To say that the elderly have no worthy advice to give the young is absurd. While younger generations will always advance themselves further in technology and life, they cannot do this without the help of their seniors. Thoreau begins this passage by saying that what someone says is true today may not turn out to be true tomorrow; while this is sometimes true, it doesn’t mean that one shouldn’t listen because what was said is believed to be true for a reason.
The people that give the advice say what they say because they have been through what they’re talking about and that’s the only way to have knowledge about something, to live through it. For example, if a young man who just graduated from high school wants to join the military, he might talk to a Vietnam vet. He will most likely tell the young man of all the horrors and tragedies of war and what they can do to a person. The only way he knows this is because he has been to war and has witnessed firsthand the damage war can do to people.

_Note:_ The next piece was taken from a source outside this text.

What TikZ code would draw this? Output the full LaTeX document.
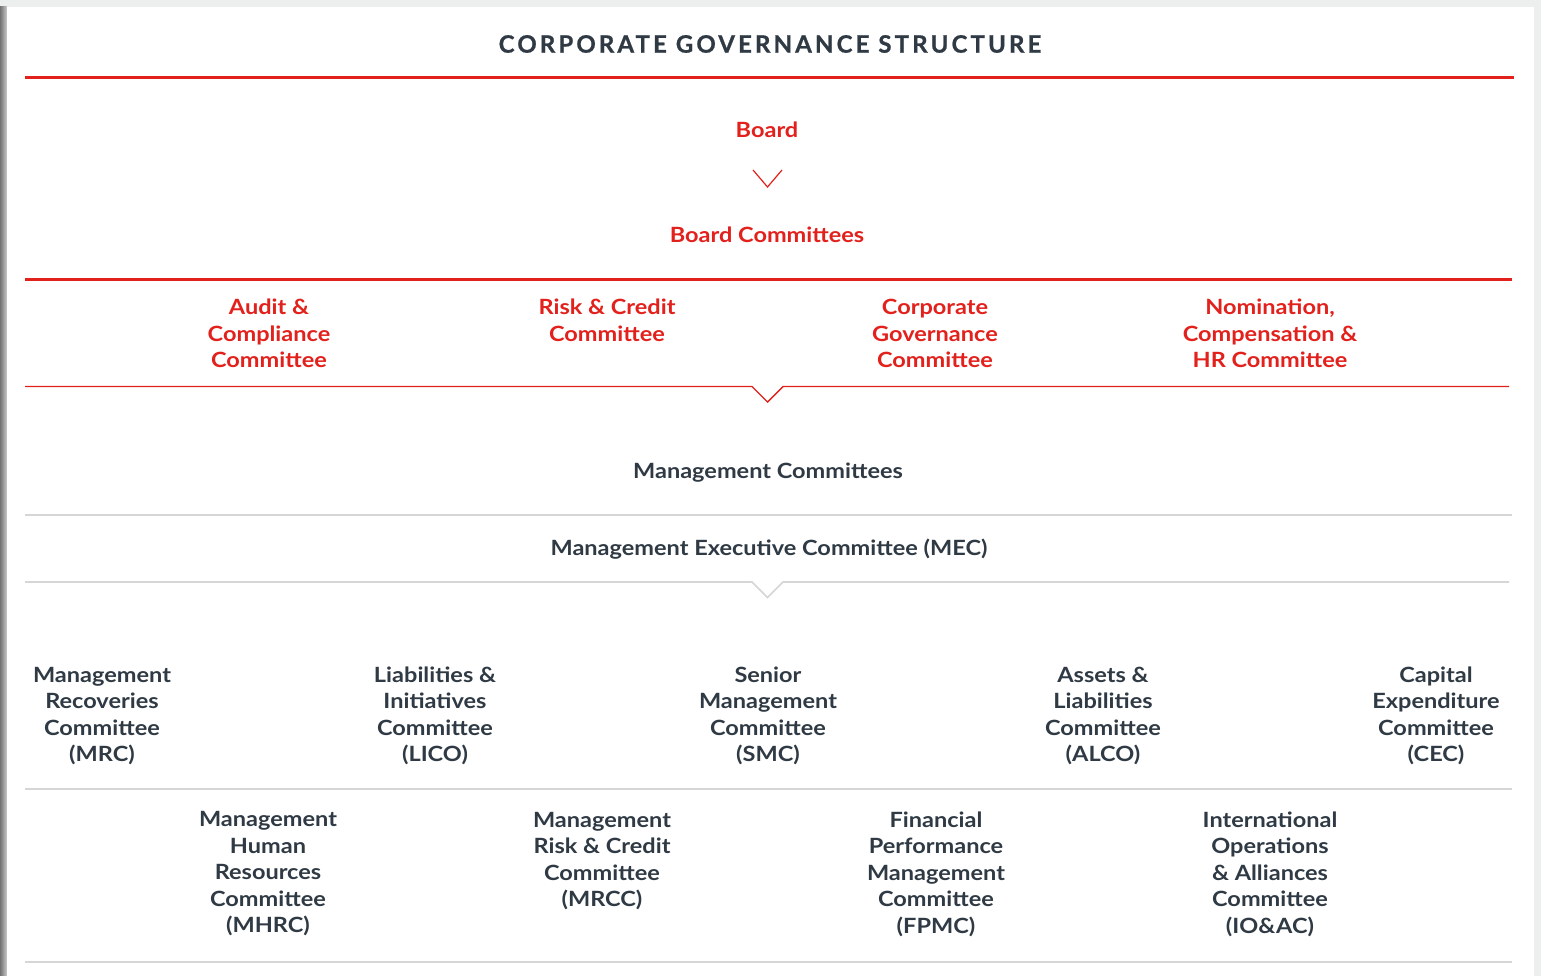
\documentclass[tikz,border=0pt]{standalone}
\usepackage{fontspec}
\setmainfont{Lato}
\newfontfamily\widefont[FakeStretch=1.12]{Lato}
\newfontfamily\titlefont[BoldFeatures={FakeBold=0.8}]{Lato}
\definecolor{cred}{HTML}{E3211C}
\definecolor{cdark}{HTML}{2F3A44}
\definecolor{cgrayline}{HTML}{D6D6D6}
\definecolor{cbg}{HTML}{EDEEEE}
\tikzset{
  redtxt/.style={text=cred, font=\widefont\fontsize{21}{26.5}\selectfont\bfseries, align=center, inner sep=0pt},
  darktxt/.style={text=cdark, font=\widefont\fontsize{21}{26.5}\selectfont\bfseries, align=center, inner sep=0pt},
  redline/.style={draw=cred, line width=1.4pt},
  grayline/.style={draw=cgrayline, line width=1.6pt},
}
\begin{document}
\begin{tikzpicture}[x=1pt,y=-1pt]
\useasboundingbox (0,0) rectangle (1541,976);
\fill[cbg] (0,0) rectangle (1541,976);
\shade[left color=black!55, right color=black!20] (0,7) rectangle (7,976);
\fill[white] (7,7) rectangle (1534,976);
% title
\node[text=cdark, font=\titlefont\fontsize{24}{28}\selectfont\bfseries, inner sep=0pt] (title) at (770,44) {\addfontfeature{LetterSpace=13}CORPORATE GOVERNANCE STRUCTURE};
\fill[cred] (25,76.5) rectangle (1514,78.7);
% board
\node[redtxt] (board) at (767,130) {Board};
\draw[draw=cred, line width=1.2pt] (753,170) -- (767.5,187) -- (782,170);
\node[redtxt] (bc) at (767,235) {Board Committees};
\fill[cred] (25,278) rectangle (1512,281);
\node[redtxt] (audit) at (269,333.5) {Audit \&\\Compliance\\Committee};
\node[redtxt] (risk) at (607,320.5) {Risk \& Credit\\Committee};
\node[redtxt] (cg) at (935,333.5) {Corporate\\Governance\\Committee};
\node[redtxt] (nom) at (1270,333.5) {Nomination,\\Compensation \&\\HR Committee};
\draw[redline, line join=miter] (25,386.5) -- (752,386.5) -- (767.5,402) -- (783,386.5) -- (1509,386.5);
% management
\node[darktxt] (mc) at (768,472.5) {Management Committees};
\draw[grayline] (25,515) -- (1512,515);
\node[darktxt] (mec) at (769,549) {Management Executive Committee (MEC)};
\draw[grayline, line join=miter] (25,582) -- (752,582) -- (767.5,597.5) -- (783,582) -- (1509,582);
% row 1
\node[darktxt] (mrc) at (102,716) {Management\\Recoveries\\Committee\\(MRC)};
\node[darktxt] (lico) at (435,716) {Liabilities \&\\Initiatives\\Committee\\(LICO)};
\node[darktxt] (smc) at (768,716) {Senior\\Management\\Committee\\(SMC)};
\node[darktxt] (alco) at (1103,716) {Assets \&\\Liabilities\\Committee\\(ALCO)};
\node[darktxt] (cec) at (1436,716) {Capital\\Expenditure\\Committee\\(CEC)};
\draw[grayline] (25,789) -- (1512,789);
% row 2
\node[darktxt] (mhrc) at (268,874) {Management\\Human\\Resources\\Committee\\(MHRC)};
\node[darktxt] (mrcc) at (602,861) {Management\\Risk \& Credit\\Committee\\(MRCC)};
\node[darktxt] (fpmc) at (936,874) {Financial\\Performance\\Management\\Committee\\(FPMC)};
\node[darktxt] (ioac) at (1270,874) {International\\Operations\\\& Alliances\\Committee\\(IO\&AC)};
\draw[grayline] (25,962) -- (1512,962);
\end{tikzpicture}
\end{document}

The young man will not know about these consequences unless he talks to someone like the Vietnam vet who has been to war. Thoreau also shows how little he respects the elderly advice by saying, “Old people did not know once, perchance, to fetch fresh fuel to keep the fire a-going…”
Even though advancements will always occur from young people as generations progress, they cannot be made without knowing what has been done in the past by people before them. Imagine where Stephen Hawking would be without the works of Albert Einstein, and where Einstein would be without the works of Socrates, Euclid, and Plato.
The advancements each made in life would not have been possible without the past hard work of older generations. Another thing we can learn from our seniors is what not to do. How else can someone know what the repercussions of their actions are if they haven’t already been experienced by someone else? If someone thinks that they can breathe underwater and wishes to try out their theory, they can ask someone else who has already tried this and learn that is not possible without drowning and in doing so saves himself the risk of death and embarrassment.
There is no way someone can know what they’re doing or what they will do if they don’t know what’s been done. Thoreau’s view on the elderly and their importance in society shows his ignorance in matters that require the help of someone who knows better than him. If someone does not take the advice of the elderly, then that person will be at a great disadvantage because they will be naive about many things. Like the old adage by George Santayana says, “Those who are unaware of history are destined to repeat it”.